Recycling systems can be purchased as complete units or assembled as parts. Purchasing complete units helps assure your application is correct for the type and size of the unit. The most common measure for sizing units is gallons per minute. Determining the correct processing rate is the single most important factor in a successful system. To do this we have to know how much coolant is to be processed and how much time (or number of rotations) in the recycling system will be required.
Before you look at technologies, understand your shop. Every machine tool should be listed and the following questions answered.
If you work with a central sump, these same questions can be modified and answered. For individual machines, compile this information into a total value for the shop.
The information gathered from your survey will allow you to begin the process of finding a recycling unit for your shop. Similarly, a shop survey will also produce an answer to the most important question of all, “Does it make economic sense to invest in this project?”
Whatever equipment you choose, make sure it filters fines and debris, removes tramp oil, and (in some cases) separates chips from the coolant.
Recycling equipment can be classified into three general categories: Portable, Centralized and Dedicated.
Portable Recycling — A portable unit is intended for shops of 50 machine tools or less. The unit is wheeled up to a machine and connected to the sump to circulate the coolant through the system. The length of the process depends upon the sump size and the number of gallons per minute processed by the unit. Unfortunately, these systems generally do not remove chips that have settled in the sump.
Centralized Recycling — A central recycling system is targeted at 25 -100 machine tools. That figure depends on the transport unit (usually a sump sucker) used to extract the dirty coolant, debris and chips from the sump and return it to the central processing unit. Clean coolant can be returned to the sump via a clean compartment in the sump sucker, or a delivery line from the central unit. In order to maintain an adequate supply of clean coolant for daily replenishment of the sumps, the central unit must be sized correctly.

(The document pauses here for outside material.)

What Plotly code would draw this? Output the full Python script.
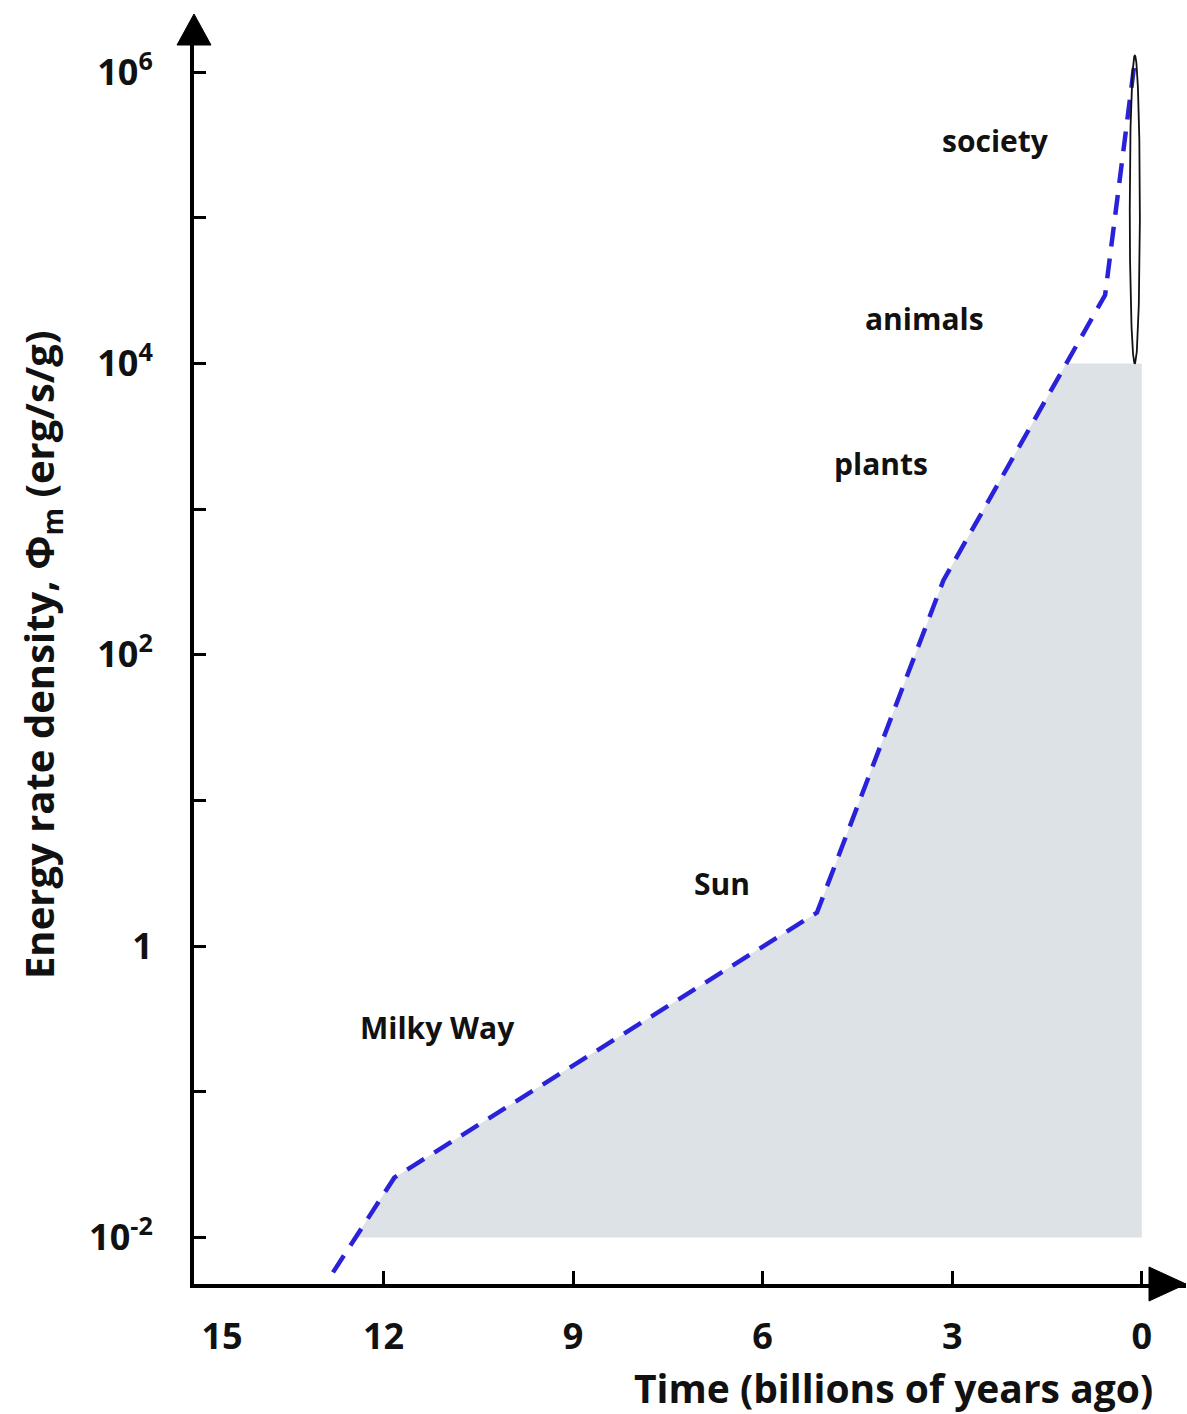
import numpy as np
import plotly.graph_objects as go

# ---- data ----
time_gyr = [12.80, 11.83, 5.14, 3.14, 0.58, 0.11]          # billions of years ago
phi_m = [10**-2.24, 10**-1.59, 10**0.23, 10**2.51, 10**4.47, 10**6.08]  # erg/s/g

label_text = ["society", "animals", "plants", "Sun", "Milky Way"]
label_time = [2.31, 3.44, 4.13, 6.64, 11.14]
label_phi = [10**5.53, 10**4.31, 10**3.31, 10**0.43, 10**-0.56]

society_time = 0.11
society_halfwidth = 0.08
society_range = [1e4, 1.3e6]

shade_floor = 1e-2
shade_ceiling = 1e4

x_tickvals = [15, 12, 9, 6, 3, 0]
x_ticktext = ["      15", "12", "9", "6", "3", "0"]
y_tickvals = [1e-2, 1e-1, 1e0, 1e1, 1e2, 1e3, 1e4, 1e5, 1e6]
y_ticktext = ["10<sup>-2</sup>", "", "1", "", "10<sup>2</sup>", "", "10<sup>4</sup>", "", "10<sup>6</sup>"]

FONT = "Open Sans"
INK = "#111111"

# ---- shaded region under the curve, between floor and ceiling ----
t_arr = np.array(time_gyr)
L_arr = np.log10(phi_m)
lo, hi = np.log10(shade_floor), np.log10(shade_ceiling)
t_lo = np.interp(lo, L_arr, t_arr)
t_hi = np.interp(hi, L_arr, t_arr)
inner = (L_arr > lo) & (L_arr < hi)
shade_t = [t_lo] + list(t_arr[inner]) + [t_hi, 0, 0]
shade_L = [lo] + list(L_arr[inner]) + [hi, hi, lo]
shade_y = [10**v for v in shade_L]

# ---- society ellipse (drawn in log space) ----
th = np.linspace(0, 2*np.pi, 200)
lc = (np.log10(society_range[0]) + np.log10(society_range[1])) / 2
lr = (np.log10(society_range[1]) - np.log10(society_range[0])) / 2
ell_x = society_time + society_halfwidth * np.cos(th)
ell_y = 10**(lc + lr * np.sin(th))

fig = go.Figure()
fig.add_trace(go.Scatter(x=shade_t, y=shade_y, fill="toself", mode="none",
                         fillcolor="#dde2e7", hoverinfo="skip", showlegend=False))
fig.add_trace(go.Scatter(x=time_gyr, y=phi_m, mode="lines",
                         line=dict(color="#2a22d8", width=4.5, dash="20px,12px"),
                         showlegend=False))
fig.add_trace(go.Scatter(x=ell_x, y=ell_y, mode="lines",
                         line=dict(color="#111111", width=1.8), showlegend=False))

for txt, tx, ty in zip(label_text, label_time, label_phi):
    fig.add_annotation(x=tx, y=np.log10(ty), text=txt, showarrow=False,
                       font=dict(family=FONT, size=30, color=INK, weight=700))

# axis titles
fig.add_annotation(xref="paper", yref="paper", x=0.969, y=-0.083,
                   xanchor="right", yanchor="middle", showarrow=False,
                   text="Time (billions of years ago)",
                   font=dict(family=FONT, size=39, color=INK, weight=700))
fig.add_annotation(xref="paper", yref="paper", x=-0.154, y=0.507,
                   xanchor="center", yanchor="middle", showarrow=False, textangle=-90,
                   text="Energy rate density, Φ<sub>m</sub> (erg/s/g)",
                   font=dict(family=FONT, size=40, color=INK, weight=700))

# arrowheads
fig.add_shape(type="path", xref="paper", yref="paper", xsizemode="pixel", ysizemode="pixel",
              xanchor=1, yanchor=0, path="M -37 -17 L 0 0 L -37 17 Z",
              fillcolor="black", line=dict(color="black", width=1))
fig.add_shape(type="path", xref="paper", yref="paper", xsizemode="pixel", ysizemode="pixel",
              xanchor=0, yanchor=1, path="M -17 -2 L 0 29 L 17 -2 Z",
              fillcolor="black", line=dict(color="black", width=1))

fig.update_layout(
    width=1187, height=1414,
    margin=dict(l=194, r=1, t=43, b=130),
    paper_bgcolor="white", plot_bgcolor="white",
    xaxis=dict(range=[15, -0.7], showgrid=False, zeroline=False,
               showline=True, linewidth=4, linecolor="black",
               tickvals=x_tickvals, ticktext=x_ticktext,
               ticks="inside", ticklen=13, tickwidth=3, tickcolor="black",
               ticklabelstandoff=18,
               tickfont=dict(family=FONT, size=36, color=INK, weight=700)),
    yaxis=dict(type="log", range=[-2.32, 6.2], showgrid=False, zeroline=False,
               showline=True, linewidth=4, linecolor="black",
               tickvals=y_tickvals, ticktext=y_ticktext,
               ticks="inside", ticklen=12, tickwidth=3, tickcolor="black",
               ticklabelstandoff=30,
               tickfont=dict(family=FONT, size=36, color=INK, weight=700)),
)

fig.write_html("out.html", config={"displayModeBar": False},
               post_script="document.body.style.margin='0';document.body.style.overflow='hidden';")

Dedicated Recycling Systems - Dedicated systems are permanently mounted on a large machine sump or central coolant system. Complete recycling systems usually feature a large filtration capacity for chips, tramp oils and fines.

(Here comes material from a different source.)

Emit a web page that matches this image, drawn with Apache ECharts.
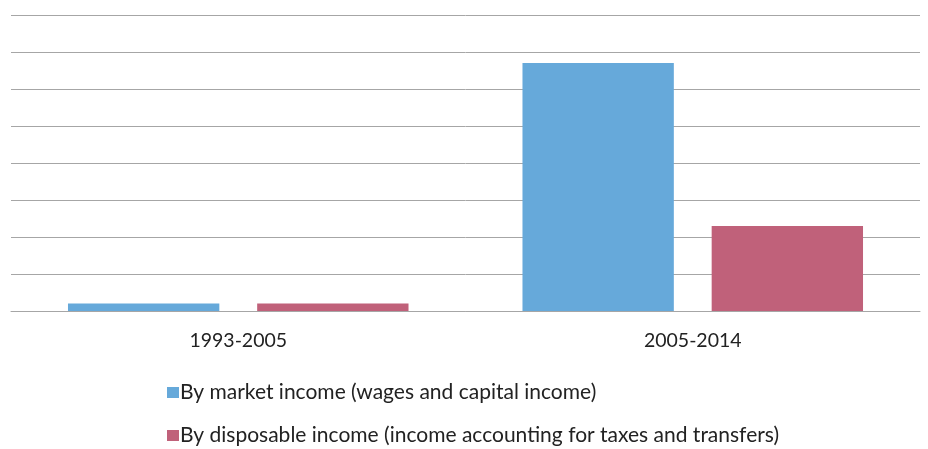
<!DOCTYPE html>
<html>
<head>
<meta charset="utf-8">
<script src="https://cdn.jsdelivr.net/npm/echarts@6/dist/echarts.min.js"></script>
<style>
  html, body { margin: 0; padding: 0; background: #fff; }
  #chart { width: 928px; height: 449px; }
</style>
</head>
<body>
<div id="chart"></div>
<script>
// Periods compared
const periods = ['1993-2005', '2005-2014'];
// Series names
const marketName = 'By market income (wages and capital income)';
const disposableName = 'By disposable income (income accounting for taxes and transfers)';
// Values per period
const marketValues = [0.2, 6.7];
const disposableValues = [0.2, 2.3];

const legendText = { fontSize: 21, color: '#222', fontFamily: 'Lato, sans-serif', padding: [0, 0, 0, -4] };
const legendBase = {
  orient: 'vertical',
  left: 162,
  itemWidth: 12,
  itemHeight: 11,
  icon: 'rect',
  textStyle: legendText
};

const chart = echarts.init(document.getElementById('chart'));
chart.setOption({
  animation: false,
  textStyle: { fontFamily: 'Lato, "Open Sans", sans-serif' },
  grid: { left: 11, right: 8, top: 15, bottom: 138, containLabel: false },
  legend: [
    Object.assign({}, legendBase, { top: 377, data: [marketName] }),
    Object.assign({}, legendBase, { top: 420, data: [disposableName] })
  ],
  xAxis: {
    type: 'category',
    data: periods,
    axisLine: { lineStyle: { color: '#a6a6a6', width: 1 } },
    axisTick: { show: false },
    axisLabel: { fontSize: 19.5, color: '#222', margin: 20 }
  },
  yAxis: {
    type: 'value',
    min: 0,
    max: 8,
    interval: 1,
    axisLabel: { show: false },
    axisLine: { show: false },
    axisTick: { show: false },
    splitLine: { lineStyle: { color: '#a6a6a6', width: 1 } }
  },
  series: [
    {
      name: marketName,
      type: 'bar',
      data: marketValues,
      barWidth: '33.3%',
      barGap: '25%',
      itemStyle: { color: '#66A9DA' }
    },
    {
      name: disposableName,
      type: 'bar',
      data: disposableValues,
      barWidth: '33.3%',
      itemStyle: { color: '#C0617A' }
    }
  ]
});
</script>
</body>
</html>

The development of your recycling system should not be done without the participation of your coolant manufacturer. Be aware however, the manufacturer may have a preferred in-house system that they're required to sell to their customers. Manufacturer's systems are often over priced and designed exclusively for use on their own products. When purchasing your system, always consider what your suppliers recommend, but never overlook competing technologies.
Bringing in an independent dealer assures that you will get the best equipment for the best price. Moreover, you’ll have the freedom of being able to change coolant suppliers without running the risk of rendering your system obsolete.
Your shop survey and financial analysis will allow you to evaluate equipment recommendations. Your final selection should be based upon its user friendliness, its fit within your preventive maintenance capabilities and its economic justification. Before the final purchase is made, always visit with those who are currently working with the same system and ask about their experiences.